NEW YORK – Blue Holdings’ fashion service arrangement with William Adams, aka will.i.am of the Black Eyed Peas, was designed to generate excitement with consumers, but it garnered a bit more attention than intended with a less forgiving audience – the Nasdaq Stock Market.
According to a filing with the Securities and Exchange Commission, Nasdaq notified the company that its stock-for-services deal with Adams, which will earn him 500,000 shares of Blue Holdings stock over a five-year period, was in violation of Nasdaq regulations because it failed to win shareholder approval before a letter of intent with Adams was executed on May 11. Nasdaq rules require shareholder approval before one of its listed companies enters into a compensation arrangement with a consultant involving the acquisition of stock.
Blue said that it was notified of the problem by Nasdaq on June 18, six days after it had unilaterally acted to regain compliance by delaying transfer of the initial 175,000 shares to Adams until shareholder approval is conferred on the deal. A vote on the arrangement is scheduled for Blue’s annual meeting on Thursday.
Blue said that Nasdaq had informed it that the delay would return the company to compliance with the market’s regulations and that the matter was closed.
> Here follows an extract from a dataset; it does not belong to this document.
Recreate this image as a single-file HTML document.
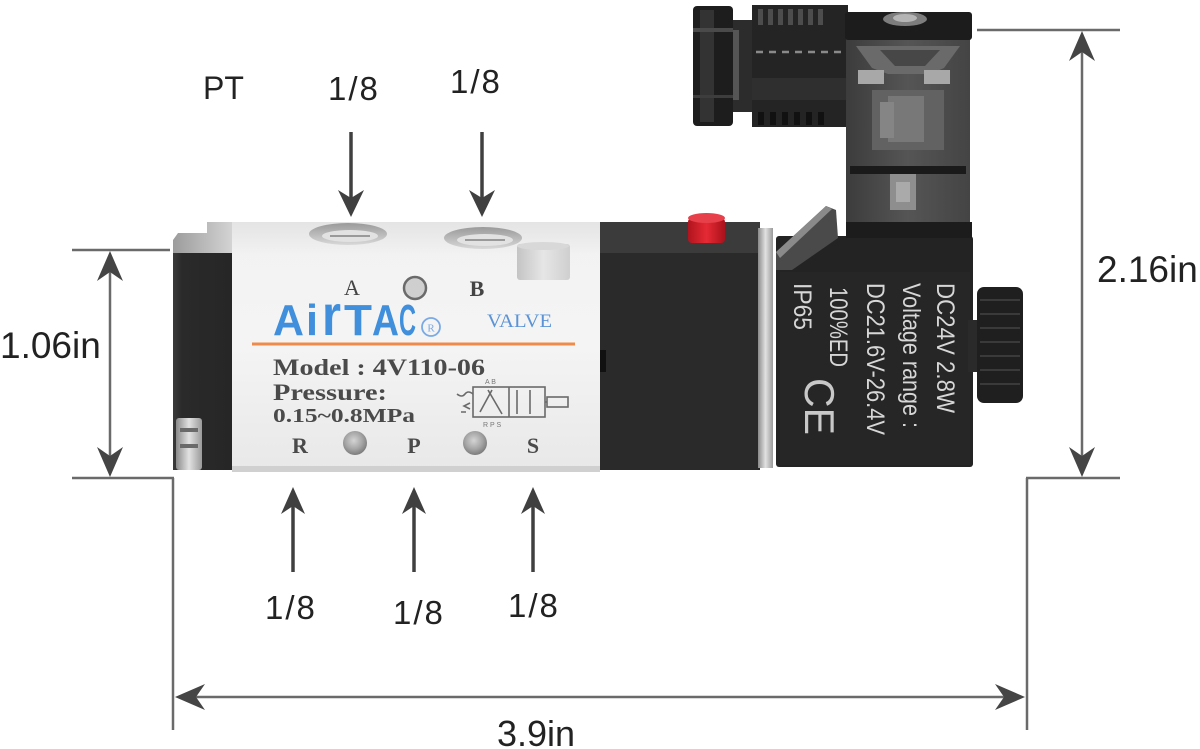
<!DOCTYPE html>
<html>
<head>
<meta charset="utf-8">
<style>
  html,body{margin:0;padding:0;background:#fff;}
  svg{display:block;}
  .lbl{font-family:"Liberation Sans",Arial,sans-serif;fill:#222;}
  .ser{font-family:"Liberation Serif","Times New Roman",serif;}
  .coil{font-family:"Liberation Sans",Arial,sans-serif;fill:#d6d6d6;}
</style>
</head>
<body>
<svg width="1200" height="749" viewBox="0 0 1200 749" xmlns="http://www.w3.org/2000/svg">
  <defs>
    <linearGradient id="bodyG" x1="0" y1="0" x2="0" y2="1">
      <stop offset="0" stop-color="#f2f2f2"/>
      <stop offset="0.5" stop-color="#f4f4f4"/>
      <stop offset="1" stop-color="#e8e8e8"/>
    </linearGradient>
    <linearGradient id="topG" x1="0" y1="0" x2="0" y2="1">
      <stop offset="0" stop-color="#e4e4e4"/>
      <stop offset="1" stop-color="#f2f2f2"/>
    </linearGradient>
    <linearGradient id="capTop" x1="0" y1="0" x2="1" y2="0">
      <stop offset="0" stop-color="#9c9c9c"/>
      <stop offset="1" stop-color="#d6d6d6"/>
    </linearGradient>
    <linearGradient id="blackG" x1="0" y1="0" x2="1" y2="0">
      <stop offset="0" stop-color="#3a3a3a"/>
      <stop offset="0.15" stop-color="#2a2a2a"/>
      <stop offset="1" stop-color="#262626"/>
    </linearGradient>
    <linearGradient id="silver" x1="0" y1="0" x2="1" y2="0">
      <stop offset="0" stop-color="#8a8a8a"/>
      <stop offset="0.5" stop-color="#e2e2e2"/>
      <stop offset="1" stop-color="#9a9a9a"/>
    </linearGradient>
    <linearGradient id="portG" x1="0" y1="0" x2="0" y2="1">
      <stop offset="0" stop-color="#9a9a9a"/>
      <stop offset="1" stop-color="#d8d8d8"/>
    </linearGradient>
    <radialGradient id="holeG" cx="0.45" cy="0.4" r="0.6">
      <stop offset="0" stop-color="#d4d4d4"/>
      <stop offset="0.6" stop-color="#a5a5a5"/>
      <stop offset="1" stop-color="#7c7c7c"/>
    </radialGradient>
    <linearGradient id="plugG" x1="0" y1="0" x2="1" y2="0">
      <stop offset="0" stop-color="#c4c4c4"/>
      <stop offset="0.5" stop-color="#e6e6e6"/>
      <stop offset="1" stop-color="#cfcfcf"/>
    </linearGradient>
    <linearGradient id="redG" x1="0" y1="0" x2="1" y2="0">
      <stop offset="0" stop-color="#b0141e"/>
      <stop offset="0.5" stop-color="#e52a34"/>
      <stop offset="1" stop-color="#a8121c"/>
    </linearGradient>
    <linearGradient id="connG" x1="0" y1="0" x2="1" y2="0">
      <stop offset="0" stop-color="#3c3c3c"/>
      <stop offset="0.5" stop-color="#555"/>
      <stop offset="1" stop-color="#444"/>
    </linearGradient>
  </defs>

  <rect x="0" y="0" width="1200" height="749" fill="#ffffff"/>

  <!-- Cable gland -->
  <rect x="693" y="6" width="40" height="120" rx="4" fill="#1d1d1d"/>
  <rect x="700" y="10" width="14" height="112" fill="#333"/>
  <rect x="693" y="28" width="40" height="4" fill="#4a4a4a"/>
  <rect x="693" y="95" width="40" height="3" fill="#3d3d3d"/>
  <rect x="733" y="20" width="20" height="92" fill="#2c2c2c"/>
  <rect x="733" y="30" width="6" height="70" fill="#555"/>
  <rect x="752" y="5" width="96" height="122" fill="#242424"/>
  <g fill="#4d4d4d">
    <rect x="758" y="9" width="5" height="16"/><rect x="768" y="9" width="5" height="16"/>
    <rect x="778" y="9" width="5" height="16"/><rect x="788" y="9" width="5" height="16"/>
    <rect x="798" y="9" width="5" height="16"/><rect x="808" y="9" width="5" height="16"/>
    <rect x="818" y="9" width="5" height="16"/>
  </g>
  <line x1="756" y1="52" x2="842" y2="52" stroke="#8a8a8a" stroke-width="2.5" stroke-dasharray="7,6"/>
  <rect x="752" y="78" width="96" height="22" fill="#2f2f2f"/>
  <g fill="#111">
    <rect x="758" y="112" width="6" height="13"/><rect x="770" y="112" width="6" height="13"/>
    <rect x="782" y="112" width="6" height="13"/><rect x="794" y="112" width="6" height="13"/>
    <rect x="806" y="112" width="6" height="13"/><rect x="818" y="112" width="6" height="13"/>
  </g>

  <!-- Coil body -->
  <rect x="776" y="236" width="197" height="231" rx="3" fill="#232323"/>
  <rect x="780" y="272" width="190" height="193" fill="#262626"/>

  <!-- Connector box -->
  <rect x="846" y="36" width="124" height="190" fill="url(#connG)"/>
  <polygon points="856,46 960,46 944,68 930,74 888,74 872,68" fill="#6a6a6a"/>
  <polygon points="880,50 940,50 925,66 895,66" fill="#474747"/>
  <rect x="858" y="70" width="26" height="14" fill="#a8a8a8"/>
  <rect x="924" y="70" width="26" height="14" fill="#a8a8a8"/>
  <rect x="872" y="90" width="72" height="60" fill="#626262"/>
  <rect x="888" y="96" width="36" height="46" fill="#787878"/>
  <rect x="880" y="102" width="14" height="36" fill="#858585"/>
  <rect x="850" y="166" width="116" height="8" fill="#1a1a1a"/>
  <rect x="890" y="174" width="26" height="36" fill="#8e8e8e"/>
  <rect x="896" y="182" width="14" height="20" fill="#aaa"/>
  <rect x="845" y="12" width="127" height="28" rx="3" fill="#1c1c1c"/>
  <ellipse cx="905" cy="19" rx="22" ry="7" fill="#7d7d7d"/>
  <ellipse cx="905" cy="18" rx="12" ry="4" fill="#b5b5b5"/>
  <rect x="846" y="222" width="126" height="16" fill="#1c1c1c"/>

  <!-- bracket flap -->
  <polygon points="776,252 826,206 836,210 838,238 792,270 776,270" fill="#4a4a4a"/>
  <polygon points="776,252 826,206 832,209 780,258" fill="#8a8a8a"/>

  <!-- Coil text -->
  <g class="coil">
    <text transform="translate(937,283) rotate(90)" font-size="25" textLength="130" lengthAdjust="spacingAndGlyphs">DC24V 2.8W</text>
    <text transform="translate(903,283) rotate(90)" font-size="25" textLength="145" lengthAdjust="spacingAndGlyphs">Voltage range :</text>
    <text transform="translate(867,283) rotate(90)" font-size="25" textLength="152" lengthAdjust="spacingAndGlyphs">DC21.6V-26.4V</text>
    <text transform="translate(830,287) rotate(90)" font-size="25" textLength="80" lengthAdjust="spacingAndGlyphs">100%ED</text>
    <text transform="translate(794,283) rotate(90)" font-size="25" textLength="47" lengthAdjust="spacingAndGlyphs">IP65</text>
    <text transform="translate(805,378) rotate(90)" font-size="42" textLength="57" lengthAdjust="spacingAndGlyphs" fill="#c8c8c8">CE</text>
  </g>

  <!-- Right knob -->
  <rect x="968" y="320" width="14" height="52" fill="#2a2a2a"/>
  <rect x="977" y="287" width="46" height="116" rx="7" fill="#1f1f1f"/>
  <g stroke="#3a3a3a" stroke-width="2">
    <line x1="980" y1="300" x2="1020" y2="300"/><line x1="980" y1="314" x2="1020" y2="314"/>
    <line x1="980" y1="328" x2="1020" y2="328"/><line x1="980" y1="342" x2="1020" y2="342"/>
    <line x1="980" y1="356" x2="1020" y2="356"/><line x1="980" y1="370" x2="1020" y2="370"/>
    <line x1="980" y1="384" x2="1020" y2="384"/>
  </g>

  <!-- Black middle block -->
  <rect x="600" y="222" width="160" height="33" fill="#3b3b3b"/>
  <rect x="600" y="253" width="160" height="217" fill="#2a2a2a"/>
  <rect x="600" y="350" width="6" height="22" fill="#111"/>
  <rect x="758" y="228" width="15" height="240" fill="url(#silver)"/>
  <rect x="688" y="218" width="37" height="25" rx="4" fill="url(#redG)"/>
  <ellipse cx="706.5" cy="218" rx="18.5" ry="5" fill="#e8404a"/>

  <!-- Left end cap -->
  <polygon points="178,233 207,233 207,222 235,222 235,254 173,254 173,240" fill="url(#capTop)"/>
  <rect x="173" y="253" width="60" height="217" fill="url(#blackG)"/>
  <rect x="176" y="418" width="26" height="52" rx="3" fill="url(#silver)"/>
  <rect x="180" y="428" width="18" height="4" fill="#6a6a6a"/>
  <rect x="180" y="444" width="18" height="4" fill="#6a6a6a"/>

  <!-- White body -->
  <rect x="232" y="222" width="368" height="250" fill="url(#bodyG)"/>
  <rect x="232" y="222" width="368" height="33" fill="url(#topG)"/>
  <rect x="232" y="466" width="368" height="6" fill="#d0d0d0"/>

  <ellipse cx="348" cy="234" rx="39" ry="11" fill="url(#portG)"/>
  <ellipse cx="350" cy="236" rx="28" ry="6" fill="#e2e2e2"/>
  <line x1="330" y1="236" x2="370" y2="236" stroke="#9a9a9a" stroke-width="2"/>
  <ellipse cx="483" cy="238" rx="39" ry="11" fill="url(#portG)"/>
  <ellipse cx="485" cy="240" rx="28" ry="6" fill="#e2e2e2"/>
  <line x1="465" y1="240" x2="505" y2="240" stroke="#9a9a9a" stroke-width="2"/>

  <rect x="517" y="244" width="53" height="36" rx="3" fill="url(#plugG)"/>
  <ellipse cx="543" cy="246" rx="26" ry="4" fill="#d8d8d8"/>

  <g class="ser" fill="#444">
    <text x="352" y="295" font-size="22" text-anchor="middle">A</text>
    <text x="477" y="296" font-size="22" text-anchor="middle" font-weight="bold">B</text>
  </g>
  <circle cx="415" cy="288" r="11" fill="#cfcfcf" stroke="#6a6a6a" stroke-width="2.5"/>

  <g font-family="'Liberation Sans',Arial,sans-serif" font-weight="bold" fill="#3f8fdc" font-size="44">
    <text x="273" y="335" textLength="31" lengthAdjust="spacingAndGlyphs">A</text>
    <text x="306" y="335" textLength="12" lengthAdjust="spacingAndGlyphs">i</text>
    <text transform="translate(322,335) scale(1,1.3)" x="0" y="0" textLength="19" lengthAdjust="spacingAndGlyphs">r</text>
    <text x="344" y="335" textLength="28" lengthAdjust="spacingAndGlyphs">T</text>
    <text x="372" y="335" textLength="27" lengthAdjust="spacingAndGlyphs">A</text>
    <text x="399" y="335" textLength="17" lengthAdjust="spacingAndGlyphs">C</text>
  </g>
  <circle cx="431" cy="327" r="9" fill="none" stroke="#7aaae6" stroke-width="1.8"/>
  <text x="431" y="331.5" font-size="11" text-anchor="middle" class="ser" fill="#7aaae6">R</text>
  <text x="487" y="327" class="ser" font-size="19" fill="#5b93d6" textLength="65" lengthAdjust="spacingAndGlyphs">VALVE</text>

  <line x1="252" y1="344" x2="575" y2="344" stroke="#f08a4b" stroke-width="3"/>

  <g class="ser" fill="#4a4a4a" font-weight="bold">
    <text x="273" y="375" font-size="23" textLength="212" lengthAdjust="spacingAndGlyphs">Model : 4V110-06</text>
    <text x="273" y="400" font-size="23" textLength="114" lengthAdjust="spacingAndGlyphs">Pressure:</text>
    <text x="273" y="422" font-size="20" textLength="142" lengthAdjust="spacingAndGlyphs">0.15~0.8MPa</text>
    <text x="300" y="453" font-size="22" text-anchor="middle">R</text>
    <text x="414" y="453" font-size="22" text-anchor="middle">P</text>
    <text x="533" y="453" font-size="22" text-anchor="middle">S</text>
  </g>

  <circle cx="355" cy="443" r="12" fill="url(#holeG)"/>
  <circle cx="475" cy="443" r="12" fill="url(#holeG)"/>

  <g stroke="#6a6a6a" stroke-width="1.6" fill="none">
    <path d="M473,394 q-5,-4 -8,0 q-3,4 -8,0 M470,403 l-6,3 l6,3 M466,412 l-5,0"/>
    <rect x="473" y="387" width="72" height="30"/>
    <line x1="509" y1="387" x2="509" y2="417"/>
    <line x1="480" y1="412" x2="492" y2="390"/>
    <line x1="488" y1="390" x2="502" y2="414"/>
    <line x1="517" y1="390" x2="517" y2="414"/>
    <line x1="530" y1="390" x2="530" y2="414"/>
    <rect x="547" y="397" width="21" height="10"/>
    <line x1="545" y1="402" x2="547" y2="402"/>
  </g>
  <g fill="#777" font-family="'Liberation Sans',Arial,sans-serif" font-size="7">
    <text x="485" y="384">A B</text>
    <text x="483" y="427">R P S</text>
  </g>

  <!-- DIMENSIONS -->
  <g stroke="#6a6a6a" stroke-width="2.5" fill="none">
    <line x1="72" y1="250" x2="170" y2="250"/>
    <line x1="72" y1="478" x2="174" y2="478"/>
    <line x1="173" y1="478" x2="173" y2="730"/>
    <line x1="110" y1="262" x2="110" y2="466"/>
    <line x1="977" y1="30" x2="1120" y2="30"/>
    <line x1="1026" y1="478" x2="1120" y2="478"/>
    <line x1="1027" y1="478" x2="1027" y2="730"/>
    <line x1="1082" y1="42" x2="1082" y2="466"/>
    <line x1="186" y1="697" x2="1014" y2="697"/>
  </g>
  <g fill="#454545">
    <polygon points="110,251 123,281 110,272 97,281"/>
    <polygon points="110,477 123,447 110,456 97,447"/>
    <polygon points="1082,31 1095,61 1082,52 1069,61"/>
    <polygon points="1082,477 1095,447 1082,456 1069,447"/>
    <polygon points="175,697 205,684 196,697 205,710"/>
    <polygon points="1025,697 995,684 1004,697 995,710"/>
  </g>

  <g stroke="#404040" stroke-width="3.5">
    <line x1="351" y1="132" x2="351" y2="202"/>
    <line x1="482" y1="132" x2="482" y2="202"/>
    <line x1="293" y1="500" x2="293" y2="572"/>
    <line x1="414" y1="500" x2="414" y2="572"/>
    <line x1="533" y1="500" x2="533" y2="572"/>
  </g>
  <g fill="#404040">
    <polygon points="351,217 364,190 351,198 338,190"/>
    <polygon points="482,217 495,190 482,198 469,190"/>
    <polygon points="293,487 305,514 293,506 281,514"/>
    <polygon points="414,487 426,514 414,506 402,514"/>
    <polygon points="533,487 545,514 533,506 521,514"/>
  </g>

  <g class="lbl">
    <text x="203" y="99" font-size="32">PT</text>
    <text x="328" y="100" font-size="33" letter-spacing="2">1/8</text>
    <text x="450" y="93" font-size="33" letter-spacing="2">1/8</text>
    <text x="265" y="619" font-size="33" letter-spacing="2">1/8</text>
    <text x="393" y="624" font-size="33" letter-spacing="2">1/8</text>
    <text x="508" y="617" font-size="33" letter-spacing="2">1/8</text>
    <text x="0" y="358" font-size="37">1.06in</text>
    <text x="1097" y="282" font-size="37">2.16in</text>
    <text x="497" y="746" font-size="36">3.9in</text>
  </g>
</svg>
</body>
</html>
However, the noncompliance notification was sensitive because Adams can terminate his deal with Blue if it is delisted by Nasdaq, or if a court finds that Blue has violated SEC rules and regulations.
The agreement calls for a co-branded denim and denim-related collection called I.am Antik to launch in August. It also includes a provision involving the design, development, marketing, manufacturing and distribution of apparel products under the I.Am trademark through a joint venture. Adams also can cancel the deal if Blue fails to launch the I.Am collection within a year of the execution of a JV agreement.
The initial deal called for Adams to receive 175,000 shares of stock within 30 days of the execution of a letter of intent and an additional 81,250 shares of Blue stock on each of the four subsequent anniversaries of the agreement. At Blue’s closing price of $1.31 on Tuesday, the 500,000 shares would have a worth of $655,000. Shares have dropped 21.1% since details of the Adams arrangement were made public on May 17.